=== AVAILABLE DATA ===
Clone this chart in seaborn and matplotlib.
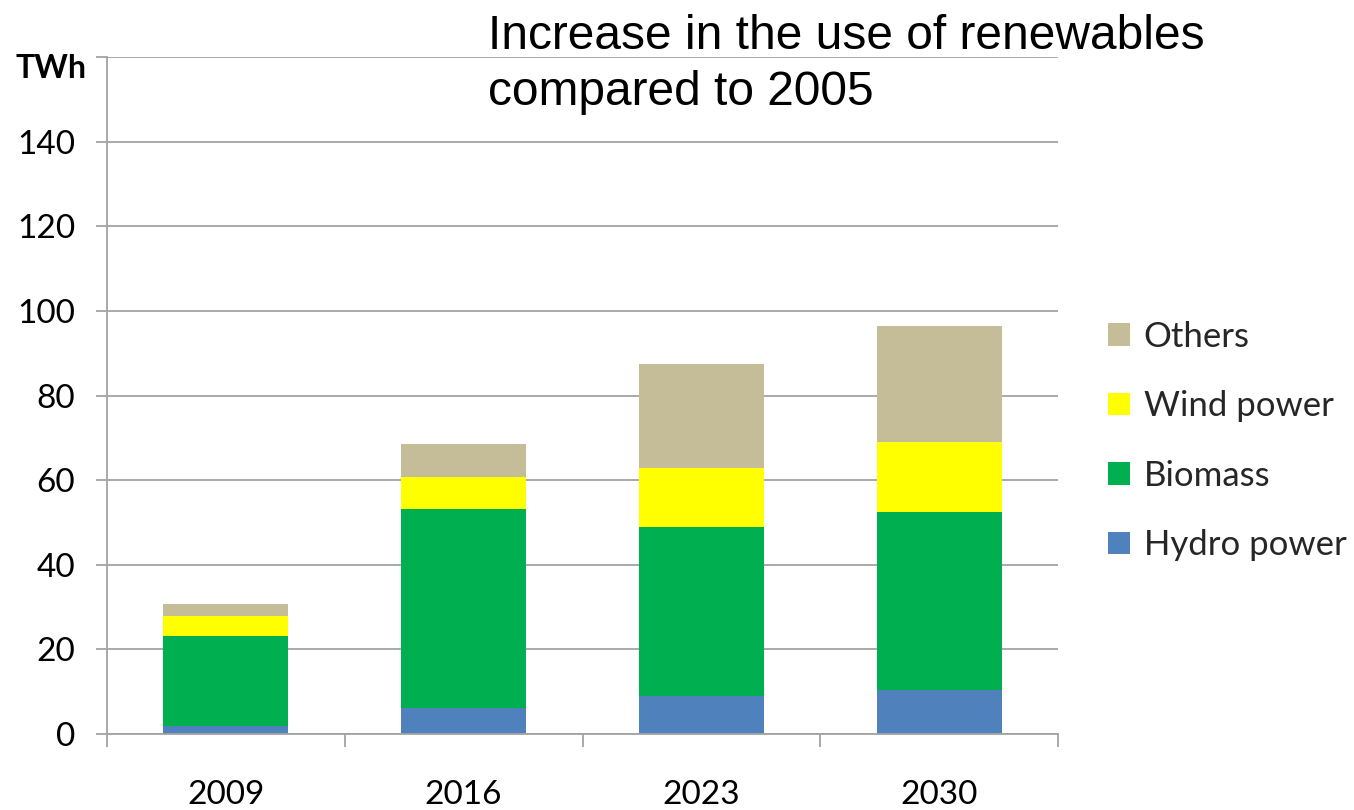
import matplotlib
matplotlib.use("Agg")
import matplotlib.pyplot as plt
import seaborn as sns
import pandas as pd

years = ["2009", "2016", "2023", "2030"]
sources = ["Others", "Wind power", "Biomass", "Hydro power"]
hydro = [2.0, 6.1, 8.9, 10.3]
biomass = [21.1, 47.0, 40.0, 42.1]
wind = [4.7, 7.6, 14.0, 16.6]
others = [2.9, 7.8, 24.6, 27.4]
ytick_values = [0, 20, 40, 60, 80, 100, 120, 140, 160]
ytick_labels = ["0", "20", "40", "60", "80", "100", "120", "140", ""]
colors = {"Others": "#C4BD97", "Wind power": "#FFFF00",
          "Biomass": "#00B050", "Hydro power": "#4F81BD"}

values = {"Others": others, "Wind power": wind, "Biomass": biomass, "Hydro power": hydro}
rows = []
for s in sources:
    for y, v in zip(years, values[s]):
        rows.append({"Year": y, "Source": s, "TWh": v})
df = pd.DataFrame(rows)
df["Year"] = pd.Categorical(df["Year"], categories=years, ordered=True)

sns.set_theme(style="white")
plt.rcParams['font.family'] = ['Lato', 'DejaVu Sans']

W, H = 1354, 810
fig = plt.figure(figsize=(W / 100, H / 100), dpi=100)
ax = fig.add_axes([107 / W, 1 - 734 / H, (1058 - 107) / W, (734 - 57) / H])

sns.histplot(data=df, x="Year", weights="TWh", hue="Source", hue_order=sources,
             multiple="stack", discrete=True, shrink=0.525, palette=colors,
             alpha=1, linewidth=0, ax=ax)

gray = "#A3A3A3"
ax.set_xlim(-0.5, 3.5)
ax.set_ylim(0, 160)
ax.set_yticks(ytick_values)
ax.set_yticklabels(ytick_labels)
ax.set_xticks(range(len(years)))
ax.set_xticklabels(years)
ax.set_xticks([-0.5, 0.5, 1.5, 2.5, 3.5], minor=True)
ax.set_xlabel("")
ax.set_ylabel("")
ax.yaxis.grid(True, color=gray, linewidth=1.3)
ax.xaxis.grid(False)
ax.set_axisbelow(True)
for side in ["top", "right"]:
    ax.spines[side].set_visible(False)
for side in ["left", "bottom"]:
    ax.spines[side].set_color(gray)
    ax.spines[side].set_linewidth(1.3)

ax.tick_params(axis="y", which="major", left=True, length=8, width=1.3, color=gray,
               pad=15, labelsize=24, labelcolor="black")
ax.tick_params(axis="x", which="major", bottom=True, length=0, pad=33,
               labelsize=24, labelcolor="black")
ax.tick_params(axis="x", which="minor", bottom=True, length=9, width=1.3, color=gray)

fig.text(16 / W, 1 - 68 / H, "TWh", fontsize=23, fontweight="bold",
         ha="left", va="center", color="black")

fig.text(488 / W, 1 - 14 / H, "Increase in the use of renewables\ncompared to 2005",
         fontsize=34.5, ha="left", va="top", color="black",
         family=["Liberation Sans", "DejaVu Sans"], linespacing=1.32)

sns.move_legend(ax, "center left", bbox_to_anchor=(1108 / W, 1 - 441 / H),
                bbox_transform=fig.transFigure, frameon=False, title=None,
                fontsize=25, handlelength=0.63, handleheight=0.63,
                handletextpad=0.4, labelspacing=1.08, borderpad=0, borderaxespad=0)

fig.savefig("out.png", dpi=100)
===
> [EXERCISE DIRECTIONS]: Return all of the data exactly as written, and drop the pictures.

> [REPLY TO THE TASK]:
Clone this chart in seaborn and matplotlib.
import matplotlib
matplotlib.use("Agg")
import matplotlib.pyplot as plt
import seaborn as sns
import pandas as pd

years = ["2009", "2016", "2023", "2030"]
sources = ["Others", "Wind power", "Biomass", "Hydro power"]
hydro = [2.0, 6.1, 8.9, 10.3]
biomass = [21.1, 47.0, 40.0, 42.1]
wind = [4.7, 7.6, 14.0, 16.6]
others = [2.9, 7.8, 24.6, 27.4]
ytick_values = [0, 20, 40, 60, 80, 100, 120, 140, 160]
ytick_labels = ["0", "20", "40", "60", "80", "100", "120", "140", ""]
colors = {"Others": "#C4BD97", "Wind power": "#FFFF00",
          "Biomass": "#00B050", "Hydro power": "#4F81BD"}

values = {"Others": others, "Wind power": wind, "Biomass": biomass, "Hydro power": hydro}
rows = []
for s in sources:
    for y, v in zip(years, values[s]):
        rows.append({"Year": y, "Source": s, "TWh": v})
df = pd.DataFrame(rows)
df["Year"] = pd.Categorical(df["Year"], categories=years, ordered=True)

sns.set_theme(style="white")
plt.rcParams['font.family'] = ['Lato', 'DejaVu Sans']

W, H = 1354, 810
fig = plt.figure(figsize=(W / 100, H / 100), dpi=100)
ax = fig.add_axes([107 / W, 1 - 734 / H, (1058 - 107) / W, (734 - 57) / H])

sns.histplot(data=df, x="Year", weights="TWh", hue="Source", hue_order=sources,
             multiple="stack", discrete=True, shrink=0.525, palette=colors,
             alpha=1, linewidth=0, ax=ax)

gray = "#A3A3A3"
ax.set_xlim(-0.5, 3.5)
ax.set_ylim(0, 160)
ax.set_yticks(ytick_values)
ax.set_yticklabels(ytick_labels)
ax.set_xticks(range(len(years)))
ax.set_xticklabels(years)
ax.set_xticks([-0.5, 0.5, 1.5, 2.5, 3.5], minor=True)
ax.set_xlabel("")
ax.set_ylabel("")
ax.yaxis.grid(True, color=gray, linewidth=1.3)
ax.xaxis.grid(False)
ax.set_axisbelow(True)
for side in ["top", "right"]:
    ax.spines[side].set_visible(False)
for side in ["left", "bottom"]:
    ax.spines[side].set_color(gray)
    ax.spines[side].set_linewidth(1.3)

ax.tick_params(axis="y", which="major", left=True, length=8, width=1.3, color=gray,
               pad=15, labelsize=24, labelcolor="black")
ax.tick_params(axis="x", which="major", bottom=True, length=0, pad=33,
               labelsize=24, labelcolor="black")
ax.tick_params(axis="x", which="minor", bottom=True, length=9, width=1.3, color=gray)

fig.text(16 / W, 1 - 68 / H, "TWh", fontsize=23, fontweight="bold",
         ha="left", va="center", color="black")

fig.text(488 / W, 1 - 14 / H, "Increase in the use of renewables\ncompared to 2005",
         fontsize=34.5, ha="left", va="top", color="black",
         family=["Liberation Sans", "DejaVu Sans"], linespacing=1.32)

sns.move_legend(ax, "center left", bbox_to_anchor=(1108 / W, 1 - 441 / H),
                bbox_transform=fig.transFigure, frameon=False, title=None,
                fontsize=25, handlelength=0.63, handleheight=0.63,
                handletextpad=0.4, labelspacing=1.08, borderpad=0, borderaxespad=0)

fig.savefig("out.png", dpi=100)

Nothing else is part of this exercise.